For instance, when calculating the limit \(\lim_{x \rightarrow \infty}(4+\frac{3}{x})\), we're interested in knowing what happens to the expression as \(x\) gets larger and larger. The key principle here is that as \(x\) approaches an infinite value, the impact of any terms that include \(x\) in the denominator diminishes until they contribute essentially nothing to the overall value of the function. This leads to the intuitive idea that the limit of a function as \(x\) approaches infinity is dominated by the terms that do not vanish—typically constants or terms with highest powers of \(x\) in the numerator.

In our particular problem, the constant term is 4, which remains unaffected by the increase of \(x\), while \(\frac{3}{x}\) approaches zero. The cornerstone of calculus limits is this very ability to discern what happens to functions as they approach specific points, whether at the brink of infinity or a certain real number.

The concept of asymptotic behavior examines how a function behaves as it moves toward a specific direction or value, such as infinity. In the realms of calculus, we use it to describe the orientation of a function on a graph as it stretches towards or away from a line or a curve which is called an 'asymptote'.

An asymptote itself isn't necessarily part of the function; it's more like a boundary that the function will endlessly approach but never actually touch or cross. In the example \(\lim_{x \rightarrow \infty}(4+\frac{3}{x})\), the function becomes closer and closer to the horizontal line \(y=4\) as \(x\) increases without end. This line, \(y=4\), is a horizontal asymptote of the function \(4+\frac{3}{x}\).

When dealing with asymptotic behavior, particularly towards infinity, constants retain their value, while terms that involve variables escalating to infinity will generally trend towards zero, making them asymptotically insignificant. Understanding this behavior is critical in graphing functions and anticipating their tendencies at extreme values of \(x\).

In the landscape of limits, a constant function presents a straightforward scenario. The limit of a constant function, such as \(f(x) = c\) for any constant \(c\), is always the constant itself, irrespective of the direction in which \(x\) is heading. This holds true even as \(x\) approaches infinity.

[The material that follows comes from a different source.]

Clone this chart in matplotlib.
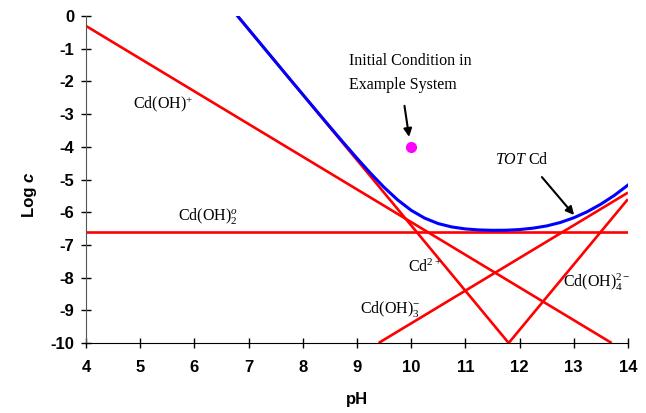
import matplotlib
matplotlib.use('Agg')
import matplotlib.pyplot as plt

plt.rcParams['font.family'] = ['Liberation Sans', 'DejaVu Sans']
plt.rcParams['axes.unicode_minus'] = False
plt.rcParams['mathtext.fontset'] = 'custom'
plt.rcParams['mathtext.rm'] = 'Liberation Serif'
plt.rcParams['mathtext.it'] = 'Liberation Serif:italic'

# species lines (pH, log c) end points
cd2_ph = [6.8, 11.8]
cd2_c = [0.0, -10.0]
cdoh_ph = [4.0, 13.7]
cdoh_c = [-0.3, -10.0]
cdoh2_ph = [4.0, 14.0]
cdoh2_c = [-6.6, -6.6]
cdoh3_ph = [9.4, 14.0]
cdoh3_c = [-10.0, -5.4]
cdoh4_ph = [11.8, 14.0]
cdoh4_c = [-10.0, -5.6]

# TOT Cd curve
tot_ph = [6.8, 7.0, 7.25, 7.5, 7.75, 8.0, 8.25, 8.5, 8.75, 9.0, 9.25, 9.5, 9.75,
          10.0, 10.25, 10.5, 10.75, 11.0, 11.25, 11.5, 11.75, 12.0, 12.25, 12.5,
          12.75, 13.0, 13.25, 13.5, 13.75, 14.0]
tot_c = [0.0, -0.40, -0.90, -1.40, -1.90, -2.395, -2.89, -3.383, -3.87, -4.346,
         -4.805, -5.236, -5.62, -5.94, -6.18, -6.347, -6.45, -6.51, -6.541, -6.553,
         -6.55, -6.53, -6.487, -6.419, -6.315, -6.17, -5.984, -5.754, -5.484, -5.17]

init_ph = [10.0]
init_c = [-4.0]

fig = plt.figure(figsize=(6.46, 4.13), dpi=100)
ax = fig.add_axes([0.133, 0.1695, 0.839, 0.7915])

red = '#ff0000'
for xs, ys in [(cd2_ph, cd2_c), (cdoh_ph, cdoh_c), (cdoh2_ph, cdoh2_c),
               (cdoh3_ph, cdoh3_c), (cdoh4_ph, cdoh4_c)]:
    ax.plot(xs, ys, color=red, lw=1.9, solid_capstyle='butt')
ax.plot(tot_ph, tot_c, color='#0000ff', lw=2.2)
ax.plot(init_ph, init_c, 'o', color='#ff00ff', ms=7, zorder=5)

ax.set_xlim(4, 14)
ax.set_ylim(-10, 0)
ax.set_xticks(range(4, 15))
ax.set_yticks(range(-10, 1))
for s in ['top', 'right']:
    ax.spines[s].set_visible(False)
ax.spines['left'].set_color('#555555')
ax.tick_params(direction='inout', length=7, width=1, labelsize=12)
ax.tick_params(axis='x', pad=9)
ax.tick_params(axis='y', pad=5)
for lab in ax.get_xticklabels() + ax.get_yticklabels():
    lab.set_fontweight('bold')
ax.set_xlabel('pH', fontsize=12, fontweight='bold', labelpad=12)
fig.text(0.045, 0.56, 'Log ', rotation=90, fontsize=12, fontweight='bold',
         ha='center', va='top')
fig.text(0.045, 0.56, 'c', rotation=90, fontsize=12, fontweight='bold',
         style='italic', ha='center', va='bottom')

tfont = dict(family='Liberation Serif', fontsize=11.5)
ax.text(4.87, -2.7, r'$\mathrm{Cd(OH)}^{+}$', va='center', **tfont)
ax.text(5.7, -6.1, r'$\mathrm{Cd(OH)}_{2}^{o}$', va='center', **tfont)
ax.text(8.85, -1.75, 'Initial Condition in\nExample System', va='center',
        linespacing=1.65, **tfont)
ax.annotate('', xy=(9.97, -3.78), xytext=(9.87, -2.66),
            arrowprops=dict(arrowstyle='-|>', color='black', lw=1.5, mutation_scale=12))
ax.text(11.55, -4.4, r'$\mathit{TOT}\ \mathrm{Cd}$', va='center', **tfont)
ax.annotate('', xy=(13.04, -6.15), xytext=(12.38, -4.86),
            arrowprops=dict(arrowstyle='-|>', color='black', lw=1.5, mutation_scale=12))
ax.text(9.94, -7.7, r'$\mathrm{Cd}^{2+}$', va='center', **tfont)
ax.text(9.05, -8.95, r'$\mathrm{Cd(OH)}_{3}^{-}$', va='center', **tfont)
ax.text(12.8, -8.15, r'$\mathrm{Cd(OH)}_{4}^{2-}$', va='center', **tfont)

fig.savefig('out.png', dpi=100)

Given the exercise \(\lim_{x \rightarrow \infty}(4+\frac{3}{x})\), the term '4' is a constant function. As such, its limit is instantly recognizable — \(\lim_{x \rightarrow \infty}4 = 4\). This trait is universal across all constant functions, making them predictable and reliable components within more complex limit calculations. It is this straightforwardness of constant functions that aids in simplifying limits by breaking down complex expressions into manageable terms, allowing for easier determination of their limits as in our step-by-step solution. The important takeaway is that the constant stands firm amidst the variable's journey towards any boundary, finite or infinite.